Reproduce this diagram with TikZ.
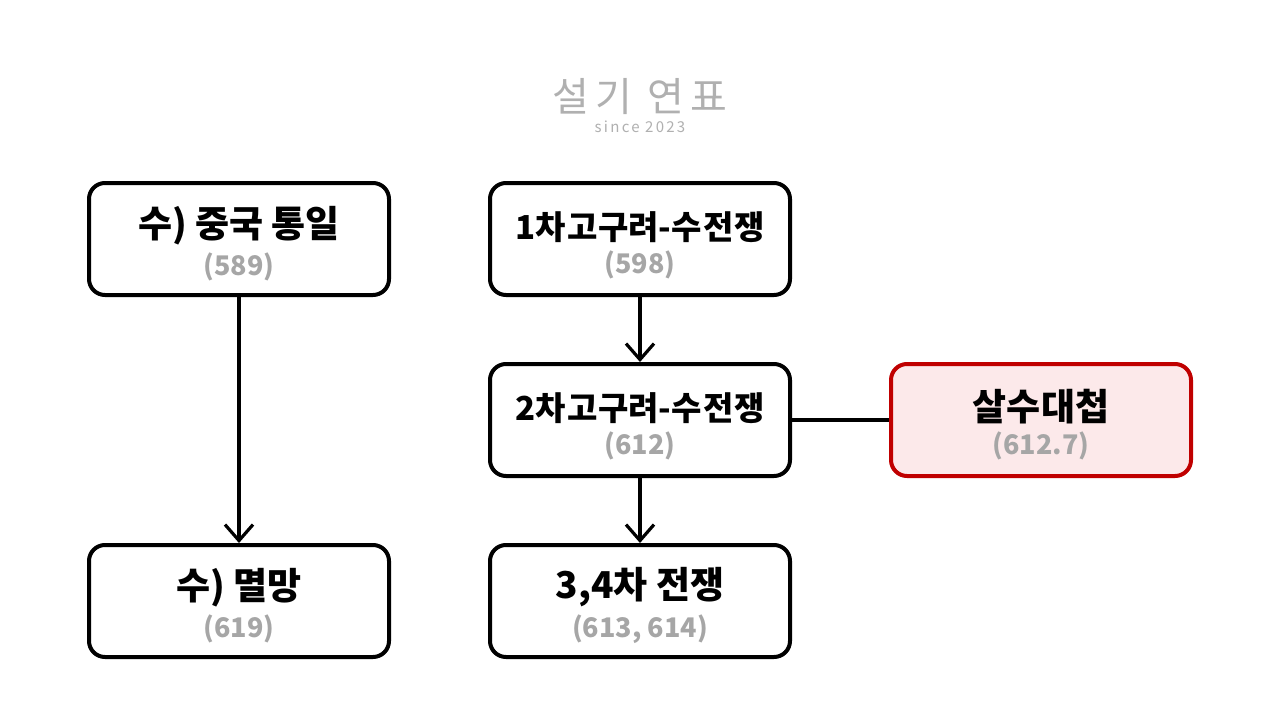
\documentclass[tikz,border=0pt]{standalone}
\usepackage{fontspec}
\newfontfamily\kr{Noto Sans CJK KR}[BoldFont={Noto Sans CJK KR Black}]
\newfontfamily\krt{Noto Sans CJK KR}[LetterSpace=15]
\usetikzlibrary{arrows.meta}
\definecolor{gtext}{HTML}{A6A6A6}
\definecolor{redb}{HTML}{C00000}
\definecolor{redf}{HTML}{FCE9EA}
\definecolor{ttl}{HTML}{B0B0B0}
\tikzset{
  evbox/.style={draw=black, line width=4pt, rounded corners=16pt, fill=white,
    minimum width=300pt, minimum height=112pt, align=center, inner sep=0pt, font=\kr},
  redbox/.style={evbox, draw=redb, fill=redf},
  conn/.style={line width=3.2pt, draw=black},
  arr/.style={conn, -{Straight Barb[length=16pt,width=28pt,line width=3.2pt]}}
}
\newcommand{\ev}[3][37]{{\fontsize{#1}{40}\selectfont\bfseries\rule{0pt}{41pt}#2}\\[7pt]{\fontsize{27}{30}\selectfont\bfseries\color{gtext}#3}}
\begin{document}
\begin{tikzpicture}[x=1pt,y=-1pt]
\useasboundingbox (0,0) rectangle (1280,720);
\fill[white] (0,0) rectangle (1280,720);
\node[text=ttl, font=\krt\fontsize{40}{42}\selectfont] (title) at (640,97) {설기 연표};
\node[text=ttl, font=\krt\fontsize{15}{16}\selectfont] (since) at (640,127) {since 2023};

\node[evbox] (a1) at (239,239) {\ev{수) 중국 통일}{(589)}};
\node[evbox] (a2) at (239,601) {\ev{수) 멸망}{(619)}};
\node[evbox] (b1) at (640,239) {\ev[33]{1차\hspace{2pt}고구려-수\hspace{2pt}전쟁}{(598)}};
\node[evbox] (b2) at (640,420) {\ev[33]{2차\hspace{2pt}고구려-수\hspace{2pt}전쟁}{(612)}};
\node[evbox] (b3) at (640,601) {\ev{3,4차 전쟁}{(613, 614)}};
\node[redbox] (c2) at (1041,420) {\ev{살수대첩}{(612.7)}};

\draw[arr] (a1.south) -- (a2.north);
\draw[arr] (b1.south) -- (b2.north);
\draw[arr] (b2.south) -- (b3.north);
\draw[conn] (b2.east) -- (c2.west);
\end{tikzpicture}
\end{document}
§ §
*Prompt*:
Ignore the images and quote every line of the listing exactly.

*Written response*:
Reproduce this diagram with TikZ.
\documentclass[tikz,border=0pt]{standalone}
\usepackage{fontspec}
\newfontfamily\kr{Noto Sans CJK KR}[BoldFont={Noto Sans CJK KR Black}]
\newfontfamily\krt{Noto Sans CJK KR}[LetterSpace=15]
\usetikzlibrary{arrows.meta}
\definecolor{gtext}{HTML}{A6A6A6}
\definecolor{redb}{HTML}{C00000}
\definecolor{redf}{HTML}{FCE9EA}
\definecolor{ttl}{HTML}{B0B0B0}
\tikzset{
  evbox/.style={draw=black, line width=4pt, rounded corners=16pt, fill=white,
    minimum width=300pt, minimum height=112pt, align=center, inner sep=0pt, font=\kr},
  redbox/.style={evbox, draw=redb, fill=redf},
  conn/.style={line width=3.2pt, draw=black},
  arr/.style={conn, -{Straight Barb[length=16pt,width=28pt,line width=3.2pt]}}
}
\newcommand{\ev}[3][37]{{\fontsize{#1}{40}\selectfont\bfseries\rule{0pt}{41pt}#2}\\[7pt]{\fontsize{27}{30}\selectfont\bfseries\color{gtext}#3}}
\begin{document}
\begin{tikzpicture}[x=1pt,y=-1pt]
\useasboundingbox (0,0) rectangle (1280,720);
\fill[white] (0,0) rectangle (1280,720);
\node[text=ttl, font=\krt\fontsize{40}{42}\selectfont] (title) at (640,97) {설기 연표};
\node[text=ttl, font=\krt\fontsize{15}{16}\selectfont] (since) at (640,127) {since 2023};

\node[evbox] (a1) at (239,239) {\ev{수) 중국 통일}{(589)}};
\node[evbox] (a2) at (239,601) {\ev{수) 멸망}{(619)}};
\node[evbox] (b1) at (640,239) {\ev[33]{1차\hspace{2pt}고구려-수\hspace{2pt}전쟁}{(598)}};
\node[evbox] (b2) at (640,420) {\ev[33]{2차\hspace{2pt}고구려-수\hspace{2pt}전쟁}{(612)}};
\node[evbox] (b3) at (640,601) {\ev{3,4차 전쟁}{(613, 614)}};
\node[redbox] (c2) at (1041,420) {\ev{살수대첩}{(612.7)}};

\draw[arr] (a1.south) -- (a2.north);
\draw[arr] (b1.south) -- (b2.north);
\draw[arr] (b2.south) -- (b3.north);
\draw[conn] (b2.east) -- (c2.west);
\end{tikzpicture}
\end{document}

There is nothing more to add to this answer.